| WRITTEN PROBLEM |
Each entry below is to be written out exactly, and the pictures are to be left out.

| MATERIAL PROVIDED |
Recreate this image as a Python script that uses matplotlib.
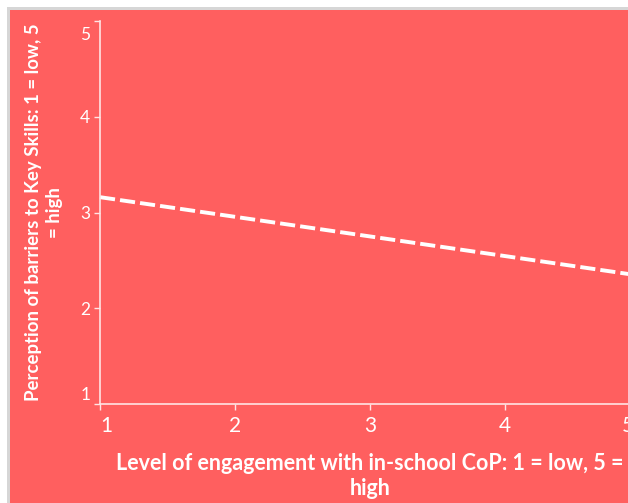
import matplotlib
matplotlib.use("Agg")
import matplotlib.pyplot as plt
from matplotlib.patches import Rectangle
from matplotlib.transforms import ScaledTranslation

# Data
x_vals = [1, 5]
y_vals = [3.16, 2.34]
x_ticks = [1, 2, 3, 4, 5]
y_ticks = [1, 2, 3, 4, 5]
x_title = "Level of engagement with in-school CoP: 1 = low, 5 =\nhigh"
y_title = "Perception of barriers to Key Skills: 1 = low, 5\n= high"

W, H = 628, 503
RED = "#FF5F5F"
AX_COL = "#FFE4E4"
plt.rcParams['font.family'] = ['Lato', 'DejaVu Sans']

fig = plt.figure(figsize=(W / 100, H / 100), dpi=100, facecolor="white")
fig.patches.append(Rectangle((7 / W, 0), 1, (H - 7) / H, transform=fig.transFigure,
                             facecolor="#D6D6D6", edgecolor="none", zorder=-10))
fig.patches.append(Rectangle((10 / W, 0), 1, (H - 10) / H, transform=fig.transFigure,
                             facecolor=RED, edgecolor="none", zorder=-9))

left, right_px, top, bottom = 100, 640, 21, 404
ax = fig.add_axes([left / W, (H - bottom) / H, (right_px - left) / W, (bottom - top) / H])
ax.set_facecolor("none")
ax.set_xlim(1, 5)
ax.set_ylim(1, 5)

ax.plot(x_vals, y_vals, color="white", lw=2.8, linestyle=(0, (3.9, 1.3)), clip_on=False)

for s in ["top", "right"]:
    ax.spines[s].set_visible(False)
for s in ["left", "bottom"]:
    ax.spines[s].set_color(AX_COL)
    ax.spines[s].set_linewidth(1.2)

ax.set_xticks(x_ticks)
ax.set_yticks(y_ticks)
ax.set_xticklabels([str(t) for t in x_ticks])
ax.set_yticklabels([str(t) for t in y_ticks])
ax.tick_params(axis="x", colors=AX_COL, labelcolor="white", labelsize=15, length=4, width=1, pad=5)
ax.tick_params(axis="y", colors=AX_COL, labelcolor="white", labelsize=12.5, length=4, width=1, pad=3)

def shift(lbl, dx, dy):
    lbl.set_transform(lbl.get_transform() + ScaledTranslation(dx / 100, dy / 100, fig.dpi_scale_trans))

xl = ax.get_xticklabels()
shift(xl[0], 6, 0)
shift(xl[-1], -12, 0)
yl = ax.get_yticklabels()
shift(yl[0], 0, 11)
shift(yl[-1], 0, -12)

ax.set_xlabel(x_title, color="white", fontsize=15.5, fontweight="bold", labelpad=12, linespacing=1.2)
ax.set_ylabel(y_title, color="white", fontsize=13.4, fontweight="bold", labelpad=12, linespacing=1.3)

fig.savefig("out.png", dpi=100, facecolor="white")
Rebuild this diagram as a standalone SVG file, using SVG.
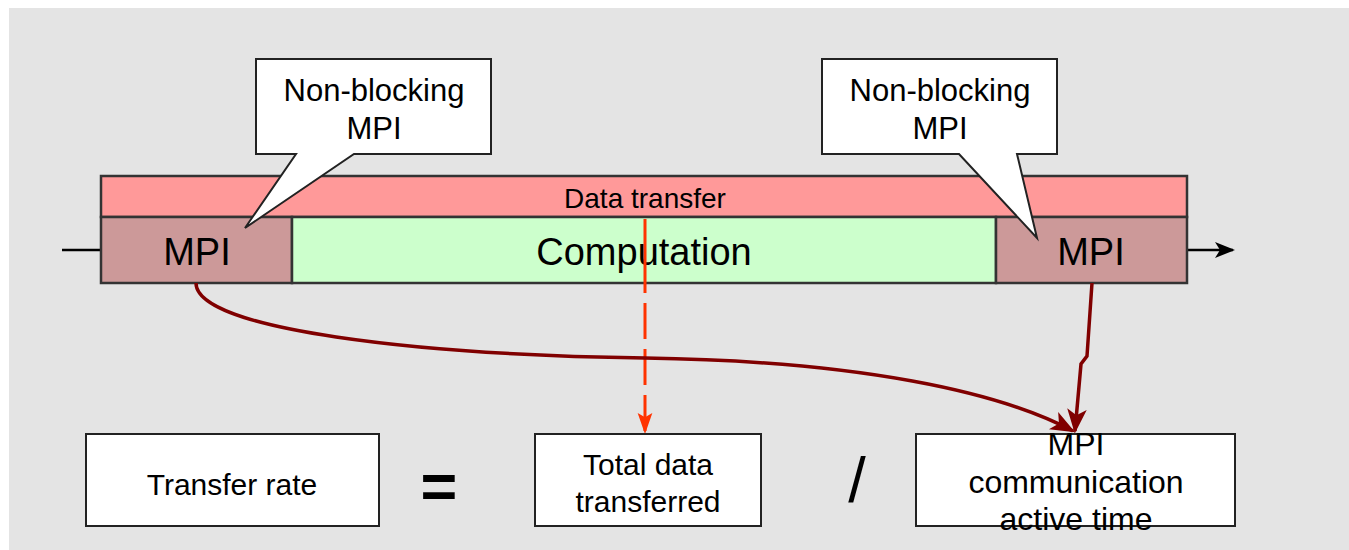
<svg xmlns="http://www.w3.org/2000/svg" width="1349" height="550" viewBox="0 0 1349 550">
<defs>
<style>
text{font-family:"Liberation Sans",Arial,sans-serif;fill:#000;text-anchor:middle}
.bar{stroke:#333;stroke-width:2.5}
.box{fill:#fff;stroke:#222;stroke-width:2}
.conn{fill:none;stroke:#800000;stroke-width:3.5}
</style>
<marker id="ah" viewBox="0 0 20 20" refX="18" refY="10" markerWidth="7" markerHeight="7" markerUnits="strokeWidth" orient="auto">
<path d="M0,2 L20,10 L0,18 L5,10 Z" fill="#800000"/>
</marker>
<marker id="ahr" viewBox="0 0 20 20" refX="18" refY="10" markerWidth="7" markerHeight="7" markerUnits="strokeWidth" orient="auto">
<path d="M0,3 L20,10 L0,17 L4,10 Z" fill="#ff3300"/>
</marker>
<marker id="ahk" viewBox="0 0 20 20" refX="18" refY="10" markerWidth="8" markerHeight="8" markerUnits="strokeWidth" orient="auto">
<path d="M0,2 L20,10 L0,18 L5,10 Z" fill="#000"/>
</marker>
</defs>
<rect x="0" y="0" width="1349" height="550" fill="#fff"/>
<rect x="9" y="8" width="1340" height="542" fill="#e4e4e4"/>

<g id="timeline">
<line x1="62" y1="250" x2="101" y2="250" stroke="#000" stroke-width="2.5"/>
<line x1="1187" y1="250" x2="1233" y2="250" stroke="#000" stroke-width="2.5" marker-end="url(#ahk)"/>
</g>

<g id="data-transfer">
<rect class="bar" x="101" y="176" width="1086" height="41" fill="#ff9999"/>
<text x="645" y="208" font-size="28">Data transfer</text>
</g>
<g id="mpi-left">
<rect class="bar" x="101" y="217" width="191" height="66" fill="#cc9999"/>
<text x="197" y="265" font-size="38">MPI</text>
</g>
<g id="computation">
<rect class="bar" x="292" y="217" width="704" height="66" fill="#ccffcc"/>
<text x="644" y="265" font-size="38">Computation</text>
</g>
<g id="mpi-right">
<rect class="bar" x="996" y="217" width="191" height="66" fill="#cc9999"/>
<text x="1091" y="265" font-size="38">MPI</text>
</g>

<g id="callout-left">
<path class="box" d="M256,59 H491 V154 H354 L245,228 L296,154 H256 Z"/>
<text x="374" y="101" font-size="31">Non-blocking</text>
<text x="374" y="139" font-size="31">MPI</text>
</g>
<g id="callout-right">
<path class="box" d="M822,59 H1057 V154 H1017 L1037,238 L959,154 H822 Z"/>
<text x="940" y="101" font-size="31">Non-blocking</text>
<text x="940" y="139" font-size="31">MPI</text>
</g>

<g id="connectors">
<line x1="645" y1="219" x2="645" y2="432" stroke="#ff3300" stroke-width="3" stroke-dasharray="74,10,36,10,36,10,36,10,36,10" marker-end="url(#ahr)"/>
<path class="conn" d="M196,283 C196,330 420,355 645,358 C860,361 1000,392 1073,431" marker-end="url(#ah)"/>
<path class="conn" d="M1092,283 L1087,356 L1081,364 L1075,431" marker-end="url(#ah)"/>
</g>

<g id="transfer-rate">
<rect class="box" x="86" y="434" width="293" height="92"/>
<text x="232" y="495" font-size="30">Transfer rate</text>
</g>
<g id="equals">
<text x="439" y="508" font-size="63" font-weight="bold">=</text>
</g>
<g id="total-data">
<rect class="box" x="535" y="434" width="226" height="92"/>
<text x="648" y="475" font-size="30">Total data</text>
<text x="648" y="512" font-size="30">transferred</text>
</g>
<g id="divide">
<text x="857" y="502" font-size="63">/</text>
</g>
<g id="mpi-time">
<rect class="box" x="916" y="434" width="319" height="92"/>
<text x="1076" y="455" font-size="32">MPI</text>
<text x="1076" y="493" font-size="32">communication</text>
<text x="1076" y="530" font-size="32">active time</text>
</g>
</svg>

| RESPONSE |
Recreate this image as a Python script that uses matplotlib.
import matplotlib
matplotlib.use("Agg")
import matplotlib.pyplot as plt
from matplotlib.patches import Rectangle
from matplotlib.transforms import ScaledTranslation

# Data
x_vals = [1, 5]
y_vals = [3.16, 2.34]
x_ticks = [1, 2, 3, 4, 5]
y_ticks = [1, 2, 3, 4, 5]
x_title = "Level of engagement with in-school CoP: 1 = low, 5 =\nhigh"
y_title = "Perception of barriers to Key Skills: 1 = low, 5\n= high"

W, H = 628, 503
RED = "#FF5F5F"
AX_COL = "#FFE4E4"
plt.rcParams['font.family'] = ['Lato', 'DejaVu Sans']

fig = plt.figure(figsize=(W / 100, H / 100), dpi=100, facecolor="white")
fig.patches.append(Rectangle((7 / W, 0), 1, (H - 7) / H, transform=fig.transFigure,
                             facecolor="#D6D6D6", edgecolor="none", zorder=-10))
fig.patches.append(Rectangle((10 / W, 0), 1, (H - 10) / H, transform=fig.transFigure,
                             facecolor=RED, edgecolor="none", zorder=-9))

left, right_px, top, bottom = 100, 640, 21, 404
ax = fig.add_axes([left / W, (H - bottom) / H, (right_px - left) / W, (bottom - top) / H])
ax.set_facecolor("none")
ax.set_xlim(1, 5)
ax.set_ylim(1, 5)

ax.plot(x_vals, y_vals, color="white", lw=2.8, linestyle=(0, (3.9, 1.3)), clip_on=False)

for s in ["top", "right"]:
    ax.spines[s].set_visible(False)
for s in ["left", "bottom"]:
    ax.spines[s].set_color(AX_COL)
    ax.spines[s].set_linewidth(1.2)

ax.set_xticks(x_ticks)
ax.set_yticks(y_ticks)
ax.set_xticklabels([str(t) for t in x_ticks])
ax.set_yticklabels([str(t) for t in y_ticks])
ax.tick_params(axis="x", colors=AX_COL, labelcolor="white", labelsize=15, length=4, width=1, pad=5)
ax.tick_params(axis="y", colors=AX_COL, labelcolor="white", labelsize=12.5, length=4, width=1, pad=3)

def shift(lbl, dx, dy):
    lbl.set_transform(lbl.get_transform() + ScaledTranslation(dx / 100, dy / 100, fig.dpi_scale_trans))

xl = ax.get_xticklabels()
shift(xl[0], 6, 0)
shift(xl[-1], -12, 0)
yl = ax.get_yticklabels()
shift(yl[0], 0, 11)
shift(yl[-1], 0, -12)

ax.set_xlabel(x_title, color="white", fontsize=15.5, fontweight="bold", labelpad=12, linespacing=1.2)
ax.set_ylabel(y_title, color="white", fontsize=13.4, fontweight="bold", labelpad=12, linespacing=1.3)

fig.savefig("out.png", dpi=100, facecolor="white")
Rebuild this diagram as a standalone SVG file, using SVG.
<svg xmlns="http://www.w3.org/2000/svg" width="1349" height="550" viewBox="0 0 1349 550">
<defs>
<style>
text{font-family:"Liberation Sans",Arial,sans-serif;fill:#000;text-anchor:middle}
.bar{stroke:#333;stroke-width:2.5}
.box{fill:#fff;stroke:#222;stroke-width:2}
.conn{fill:none;stroke:#800000;stroke-width:3.5}
</style>
<marker id="ah" viewBox="0 0 20 20" refX="18" refY="10" markerWidth="7" markerHeight="7" markerUnits="strokeWidth" orient="auto">
<path d="M0,2 L20,10 L0,18 L5,10 Z" fill="#800000"/>
</marker>
<marker id="ahr" viewBox="0 0 20 20" refX="18" refY="10" markerWidth="7" markerHeight="7" markerUnits="strokeWidth" orient="auto">
<path d="M0,3 L20,10 L0,17 L4,10 Z" fill="#ff3300"/>
</marker>
<marker id="ahk" viewBox="0 0 20 20" refX="18" refY="10" markerWidth="8" markerHeight="8" markerUnits="strokeWidth" orient="auto">
<path d="M0,2 L20,10 L0,18 L5,10 Z" fill="#000"/>
</marker>
</defs>
<rect x="0" y="0" width="1349" height="550" fill="#fff"/>
<rect x="9" y="8" width="1340" height="542" fill="#e4e4e4"/>

<g id="timeline">
<line x1="62" y1="250" x2="101" y2="250" stroke="#000" stroke-width="2.5"/>
<line x1="1187" y1="250" x2="1233" y2="250" stroke="#000" stroke-width="2.5" marker-end="url(#ahk)"/>
</g>

<g id="data-transfer">
<rect class="bar" x="101" y="176" width="1086" height="41" fill="#ff9999"/>
<text x="645" y="208" font-size="28">Data transfer</text>
</g>
<g id="mpi-left">
<rect class="bar" x="101" y="217" width="191" height="66" fill="#cc9999"/>
<text x="197" y="265" font-size="38">MPI</text>
</g>
<g id="computation">
<rect class="bar" x="292" y="217" width="704" height="66" fill="#ccffcc"/>
<text x="644" y="265" font-size="38">Computation</text>
</g>
<g id="mpi-right">
<rect class="bar" x="996" y="217" width="191" height="66" fill="#cc9999"/>
<text x="1091" y="265" font-size="38">MPI</text>
</g>

<g id="callout-left">
<path class="box" d="M256,59 H491 V154 H354 L245,228 L296,154 H256 Z"/>
<text x="374" y="101" font-size="31">Non-blocking</text>
<text x="374" y="139" font-size="31">MPI</text>
</g>
<g id="callout-right">
<path class="box" d="M822,59 H1057 V154 H1017 L1037,238 L959,154 H822 Z"/>
<text x="940" y="101" font-size="31">Non-blocking</text>
<text x="940" y="139" font-size="31">MPI</text>
</g>

<g id="connectors">
<line x1="645" y1="219" x2="645" y2="432" stroke="#ff3300" stroke-width="3" stroke-dasharray="74,10,36,10,36,10,36,10,36,10" marker-end="url(#ahr)"/>
<path class="conn" d="M196,283 C196,330 420,355 645,358 C860,361 1000,392 1073,431" marker-end="url(#ah)"/>
<path class="conn" d="M1092,283 L1087,356 L1081,364 L1075,431" marker-end="url(#ah)"/>
</g>

<g id="transfer-rate">
<rect class="box" x="86" y="434" width="293" height="92"/>
<text x="232" y="495" font-size="30">Transfer rate</text>
</g>
<g id="equals">
<text x="439" y="508" font-size="63" font-weight="bold">=</text>
</g>
<g id="total-data">
<rect class="box" x="535" y="434" width="226" height="92"/>
<text x="648" y="475" font-size="30">Total data</text>
<text x="648" y="512" font-size="30">transferred</text>
</g>
<g id="divide">
<text x="857" y="502" font-size="63">/</text>
</g>
<g id="mpi-time">
<rect class="box" x="916" y="434" width="319" height="92"/>
<text x="1076" y="455" font-size="32">MPI</text>
<text x="1076" y="493" font-size="32">communication</text>
<text x="1076" y="530" font-size="32">active time</text>
</g>
</svg>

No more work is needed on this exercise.